Performance difference on fork of json module

I’m working on a fork of the json module, but for some reason even with the same code (GitHub - nineteendo/jsonc), I’m seeing a difference in performance ranging from 30% slower to 70% faster:

encode json jsonc unit (μs)
List of 65,536 booleans 1.00 0.93 1568.74
List of 16,384 ASCII strings 1.00 1.12 2830.72
List of 4,096 floats 1.00 1.00 2996.67
List of 4,096 dicts with 1 int 1.00 1.05 1369.86
Medium complex object 1.00 0.99 140.46
List of 4,096 strings 1.00 0.93 5979.93
Complex object 1.00 0.98 1590.89
Dict with 256 lists of 256 dicts with 1 int 1.00 1.05 22387.50
decode json jsonc unit (μs)
List of 65,536 booleans 1.00 1.30 1177.90
List of 16,384 ASCII strings 1.00 0.89 1679.06
List of 4,096 floats 1.00 1.04 1086.71
List of 4,096 dicts with 1 int 1.00 1.08 1270.86
Medium complex object 1.00 1.13 100.01
List of 4,096 strings 1.00 0.60 1615.06
Complex object 1.00 0.87 1237.70
Dict with 256 lists of 256 dicts with 1 int 1.00 1.06 29709.79

Could someone explain me how this is possible, and how I can improve this? Am I missing compiler flags?
@ZeroIntensity, have you got a clue?

Are the times stable or do they vary a lot from run to run? And what if you switch the order of the two?

1 Like

The 30 and 70% are fairly stable. (The rest is mostly noise)
Changing the order doesn’t remove this discrepancy:

decode jsonc json unit (μs)
List of 65,536 booleans 1.30 1.00 1184.16
List of 4,096 strings 0.51 1.00 1879.38

At a glance, there’s no -O3 in your compile settings (though, I’m not too sure that it matters – setuptools might apply that by default).
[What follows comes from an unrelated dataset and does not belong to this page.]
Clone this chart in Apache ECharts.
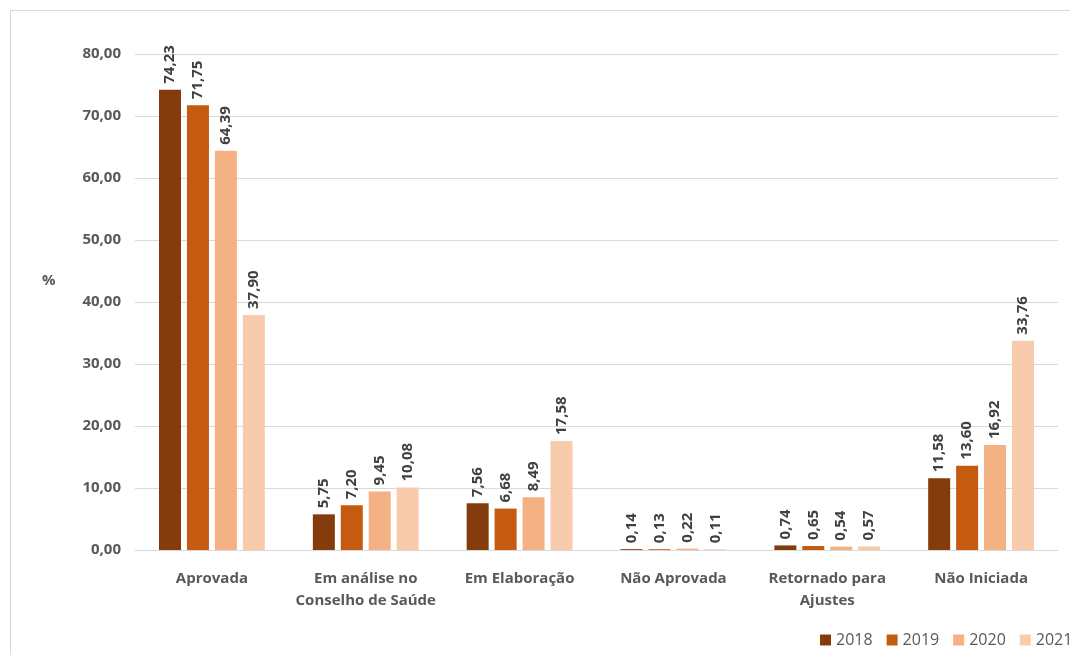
<!DOCTYPE html>
<html>
<head>
<meta charset="utf-8">
<script src="https://cdn.jsdelivr.net/npm/echarts@6/dist/echarts.min.js"></script>
<style>
  html, body { margin: 0; padding: 0; background: #fff; }
  #frame { position: absolute; left: 10px; top: 10px; width: 1080px; height: 660px; border: 1px solid #d9d9d9; }
  #chart { width: 1070px; height: 655px; }
</style>
</head>
<body>
<div id="frame"></div>
<div id="chart"></div>
<script>
var categories = ['Aprovada', 'Em análise no\nConselho de Saúde', 'Em Elaboração', 'Não Aprovada', 'Retornado para\nAjustes', 'Não Iniciada'];
var years = ['2018', '2019', '2020', '2021'];
var v2018 = [74.23, 5.75, 7.56, 0.14, 0.74, 11.58];
var v2019 = [71.75, 7.20, 6.68, 0.13, 0.65, 13.60];
var v2020 = [64.39, 9.45, 8.49, 0.22, 0.54, 16.92];
var v2021 = [37.90, 10.08, 17.58, 0.11, 0.57, 33.76];
var colors = ['#843C0C', '#C55A11', '#F4B183', '#F8CBAD'];

function fmt(v) { return v.toFixed(2).replace('.', ','); }

var chart = echarts.init(document.getElementById('chart'));
var allData = [v2018, v2019, v2020, v2021];
var series = years.map(function (y, i) {
    return {
        name: y,
        type: 'bar',
        data: allData[i],
        barWidth: 22,
        barGap: '27%',
        itemStyle: { color: colors[i] },
        label: {
            show: true,
            position: 'top',
            rotate: 90,
            align: 'left',
            verticalAlign: 'middle',
            distance: 6,
            color: '#404040',
            fontSize: 15,
            fontWeight: 'bold',
            formatter: function (p) { return fmt(p.value); }
        }
    };
});

chart.setOption({
    animation: false,
    textStyle: { fontFamily: 'Open Sans' },
    legend: {
        left: 815, top: 627, width: 500,
        itemWidth: 11, itemHeight: 11, itemGap: 14,
        icon: 'rect',
        textStyle: { color: '#595959', fontSize: 16 },
        data: years
    },
    graphic: [{
        type: 'text', left: 42, top: 273,
        style: { text: '%', fill: '#595959', font: 'bold 15px "Open Sans"' }
    }],
    grid: { left: 135, right: 12, top: 54, bottom: 105 },
    xAxis: {
        type: 'category',
        data: categories,
        axisLine: { lineStyle: { color: '#d9d9d9' } },
        axisTick: { show: false },
        axisLabel: { interval: 0, color: '#595959', fontSize: 15, fontWeight: 'bold', lineHeight: 22, margin: 18 }
    },
    yAxis: {
        type: 'value',
        min: 0, max: 80, interval: 10,
        axisLabel: { color: '#595959', fontSize: 15, fontWeight: 'bold', margin: 14, formatter: fmt },
        splitLine: { lineStyle: { color: '#d9d9d9' } }
    },
    series: series
});
</script>
</body>
</html>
That, and CPython applies all sorts of fancy optimizations (LTO and PGO are the two I’m aware of) – it makes sense that a version compiled from setuptools is slower.

That being said, I’m not 100% sure if things like PGO are applied to extension modules, they could just apply to the interpreter core. (@eclips4 is pretty knowledgable about the builds, he probably has more insight than I do.)
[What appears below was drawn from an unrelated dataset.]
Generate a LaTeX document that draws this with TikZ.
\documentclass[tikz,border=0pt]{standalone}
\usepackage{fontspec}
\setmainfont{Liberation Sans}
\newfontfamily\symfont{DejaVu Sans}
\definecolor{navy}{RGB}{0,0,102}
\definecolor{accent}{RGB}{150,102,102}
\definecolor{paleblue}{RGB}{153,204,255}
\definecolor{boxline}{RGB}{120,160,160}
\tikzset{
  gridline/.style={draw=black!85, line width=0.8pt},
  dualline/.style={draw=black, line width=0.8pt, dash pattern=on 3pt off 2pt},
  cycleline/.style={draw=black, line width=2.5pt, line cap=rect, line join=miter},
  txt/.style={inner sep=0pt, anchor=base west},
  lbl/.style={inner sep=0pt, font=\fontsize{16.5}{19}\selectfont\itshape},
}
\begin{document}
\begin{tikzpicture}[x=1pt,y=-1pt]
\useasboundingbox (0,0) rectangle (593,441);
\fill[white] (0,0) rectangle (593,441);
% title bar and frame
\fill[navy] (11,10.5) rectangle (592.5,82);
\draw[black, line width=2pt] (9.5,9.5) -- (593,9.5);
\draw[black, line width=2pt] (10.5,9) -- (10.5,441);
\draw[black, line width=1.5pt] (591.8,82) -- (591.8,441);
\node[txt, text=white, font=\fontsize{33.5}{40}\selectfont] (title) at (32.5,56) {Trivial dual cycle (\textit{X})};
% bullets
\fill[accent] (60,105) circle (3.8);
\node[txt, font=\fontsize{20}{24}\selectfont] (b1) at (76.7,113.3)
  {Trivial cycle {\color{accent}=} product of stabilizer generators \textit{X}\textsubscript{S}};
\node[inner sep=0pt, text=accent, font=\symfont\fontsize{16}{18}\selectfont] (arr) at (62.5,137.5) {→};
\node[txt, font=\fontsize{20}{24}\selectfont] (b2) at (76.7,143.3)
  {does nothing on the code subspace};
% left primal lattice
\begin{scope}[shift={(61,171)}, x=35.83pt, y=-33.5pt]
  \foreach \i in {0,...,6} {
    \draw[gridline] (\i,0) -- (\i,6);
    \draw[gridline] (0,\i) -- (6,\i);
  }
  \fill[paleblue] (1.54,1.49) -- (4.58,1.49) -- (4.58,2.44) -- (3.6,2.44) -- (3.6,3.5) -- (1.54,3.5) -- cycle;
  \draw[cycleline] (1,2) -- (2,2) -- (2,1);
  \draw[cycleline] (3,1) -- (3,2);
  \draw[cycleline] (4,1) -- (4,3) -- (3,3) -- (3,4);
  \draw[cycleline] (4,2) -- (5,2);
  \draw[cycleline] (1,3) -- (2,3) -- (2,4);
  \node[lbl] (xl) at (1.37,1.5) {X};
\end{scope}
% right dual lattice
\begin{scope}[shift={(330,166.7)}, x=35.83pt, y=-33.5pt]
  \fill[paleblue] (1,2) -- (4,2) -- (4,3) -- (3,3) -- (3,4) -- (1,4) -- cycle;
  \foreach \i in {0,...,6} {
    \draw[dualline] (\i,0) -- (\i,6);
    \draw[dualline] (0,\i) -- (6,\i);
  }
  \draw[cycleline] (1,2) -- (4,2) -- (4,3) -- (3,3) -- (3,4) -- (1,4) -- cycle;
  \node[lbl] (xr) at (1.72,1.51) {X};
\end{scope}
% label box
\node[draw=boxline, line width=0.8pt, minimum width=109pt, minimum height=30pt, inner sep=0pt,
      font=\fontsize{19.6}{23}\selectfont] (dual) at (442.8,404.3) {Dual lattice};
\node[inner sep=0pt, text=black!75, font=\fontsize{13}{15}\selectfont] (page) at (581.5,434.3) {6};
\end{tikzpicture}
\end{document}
I would suggest changing the with compiler (e.g., perhaps you compiled your version with gcc, but json was built with clang), and also seeing if the build system affects it (maybe things like scikit-build-core or meson-python have better optimizations than setuptools does).

1 Like

-O3 is enabled by default, so it’s not that:

clang
-fno-strict-overflow
-Wsign-compare
-Wunreachable-code
-fno-common
-dynamic
-DNDEBUG
-g
-O3
-Wall
-isysroot /Library/Developer/CommandLineTools/SDKs/MacOSX13.sdk
-I/usr/local/opt/python@3.12/Frameworks/Python.framework/Versions/3.12/include/python3.12
-c jsonc/_speedups.c
-o build/temp.macosx-13.0-x86_64-cpython-312/jsonc/_speedups.o

Try profiling the C code to see how the two versions differs.
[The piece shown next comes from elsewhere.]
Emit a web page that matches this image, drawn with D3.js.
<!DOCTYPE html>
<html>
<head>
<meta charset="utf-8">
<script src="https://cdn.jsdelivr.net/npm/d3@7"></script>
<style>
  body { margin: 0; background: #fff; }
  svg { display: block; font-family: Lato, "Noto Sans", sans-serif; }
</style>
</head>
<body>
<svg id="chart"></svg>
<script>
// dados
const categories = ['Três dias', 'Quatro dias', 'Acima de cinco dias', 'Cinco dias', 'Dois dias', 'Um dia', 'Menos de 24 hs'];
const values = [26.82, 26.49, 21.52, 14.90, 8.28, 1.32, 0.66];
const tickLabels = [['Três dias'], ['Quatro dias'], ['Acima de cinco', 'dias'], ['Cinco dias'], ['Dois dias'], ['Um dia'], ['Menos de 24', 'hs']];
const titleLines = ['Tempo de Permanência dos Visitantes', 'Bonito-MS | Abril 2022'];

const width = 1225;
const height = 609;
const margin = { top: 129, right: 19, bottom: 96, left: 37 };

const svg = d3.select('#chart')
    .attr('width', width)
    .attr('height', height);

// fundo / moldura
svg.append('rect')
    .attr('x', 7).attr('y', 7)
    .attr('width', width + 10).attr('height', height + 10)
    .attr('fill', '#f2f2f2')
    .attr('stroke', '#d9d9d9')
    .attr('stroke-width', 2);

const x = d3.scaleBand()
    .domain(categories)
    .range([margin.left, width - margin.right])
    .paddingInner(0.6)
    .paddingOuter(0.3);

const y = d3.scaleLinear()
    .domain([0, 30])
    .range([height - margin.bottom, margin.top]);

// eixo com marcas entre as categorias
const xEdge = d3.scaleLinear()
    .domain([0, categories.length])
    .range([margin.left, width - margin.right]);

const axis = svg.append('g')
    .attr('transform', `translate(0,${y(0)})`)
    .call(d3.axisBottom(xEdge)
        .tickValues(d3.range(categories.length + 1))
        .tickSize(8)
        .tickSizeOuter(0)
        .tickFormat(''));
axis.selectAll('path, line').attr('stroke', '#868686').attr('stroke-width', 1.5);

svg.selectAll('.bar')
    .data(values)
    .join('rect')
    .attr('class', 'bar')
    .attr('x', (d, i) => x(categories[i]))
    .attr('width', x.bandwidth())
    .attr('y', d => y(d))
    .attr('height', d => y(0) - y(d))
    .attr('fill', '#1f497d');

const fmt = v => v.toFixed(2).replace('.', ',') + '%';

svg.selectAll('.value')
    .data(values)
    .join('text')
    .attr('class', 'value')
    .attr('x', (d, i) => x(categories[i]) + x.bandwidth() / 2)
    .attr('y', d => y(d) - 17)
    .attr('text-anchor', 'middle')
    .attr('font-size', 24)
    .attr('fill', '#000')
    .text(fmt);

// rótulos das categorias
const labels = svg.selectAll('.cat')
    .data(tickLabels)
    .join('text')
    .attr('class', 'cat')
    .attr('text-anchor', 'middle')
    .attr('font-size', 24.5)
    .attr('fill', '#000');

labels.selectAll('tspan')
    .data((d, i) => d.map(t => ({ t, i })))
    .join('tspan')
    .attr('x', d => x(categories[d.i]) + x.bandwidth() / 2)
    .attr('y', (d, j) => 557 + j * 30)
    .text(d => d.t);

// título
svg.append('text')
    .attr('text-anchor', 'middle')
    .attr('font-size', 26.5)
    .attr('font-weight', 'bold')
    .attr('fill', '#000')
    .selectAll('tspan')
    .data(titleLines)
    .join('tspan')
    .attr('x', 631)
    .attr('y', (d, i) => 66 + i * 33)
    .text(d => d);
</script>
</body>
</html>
How can I profile compiled C code? The source code is the same.

I tried with gcc and with another build system, but the performance remains the same.

scikit-build-core json jsonc unit (μs)
List of 65,536 booleans 1.00 1.34 1245.57
List of 4,096 strings 1.00 0.80 1699.13
meson-python json jsonc unit (μs)
List of 65,536 booleans 1.00 1.29 1158.28
List of 4,096 strings 1.00 0.78 1620.05

In my experience, austin is pretty nice.

Then I would imagine PGO is helping CPython’s version. I’ll wait for Kirill’s input, though.

How do I get austinp on macOS? There are only instructions for Linux.

But the machine code is not likely to be the same and that is what you can profile.

Isn’t that a Python code profiler?
Does it also know to profile in the extensions code?

Yeah, but which tool can I use for that? I only know of cProfile for Python code.

It does support extensions… or at least I think it does. I tried a number of extension profilers a while back — I think that was one of them.

What OS and what compiler are you using?
gcc has gprofile. Would have to lookup what llvm uses.

I don’t think there’s support on MacOS, although you could use it inside a linux VM.

On Mac, I think the only way to do this is with the instruments app. I’ve never had much success with getting it working on a mac. Thankfully I have a trusty x86 linux laptop for stuff like this…

Oh right you are on macOS.
I assume you have xcode installed to get the llvm C compiler.
Web search for xcode profile and llvm profile.
That give you pointers to the tools you have.

macOS 13.6.9 (22G830)
Apple clang version 15.0.0 (clang-1500.1.0.2.5)
Can you use a C profiler with a Python script?

I don’t, at least not anymore. It’s a very big application, and this is the first time I’m compiling C in any form.

Yes. What you end up with is details of the C functions that are called in python itself and in your json extension.

I suggest you install xcode again after you look up on the web how to profile code with xcode.

Trying to go through a profiler solely meant for C code seems like the wrong approach here. You’ll get all sorts of noise from the eval loop (namely, it will appear that 99% of the program is stuck in _PyEval_EvalFrameDefault), which is going to make it very difficult to find where the slowdown actually is.

However, I do see a separate cause for the slowdown: your version isn’t exactly the same as the built-in version. You’re not using the private API, but _json is, so you lose any internal optimization benefits that CPython might be getting (such as PGO, as previously mentioned). Similarly, private APIs generally don’t have as many checks as the public API, so they are slightly faster.

The main slowdown in your code, other than the lack of PGO, is probably due to the use of PyUnicode_FromString over _Py_ID inside _encoded_const, which affects all uses of True, False, and None. The former has to count the size of the string, and then go through the large UTF8 decoder, whereas _Py_ID is quite literally a constant-time pointer lookup.

It’s possible to use the private API (simply define Py_BUILD_CORE, as you’ve already done, and then switch internal headers to something that would work for extensions e.g. pycore_object.h on CPython would be internal/pycore_object.h in an extension), but there are some downsides to using it. In this case, I wouldn’t try and deal with _Py_ID, but instead just make a global (or better yet, use module state to support subinterpreters) that contains the cached names, and then return them.

1 Like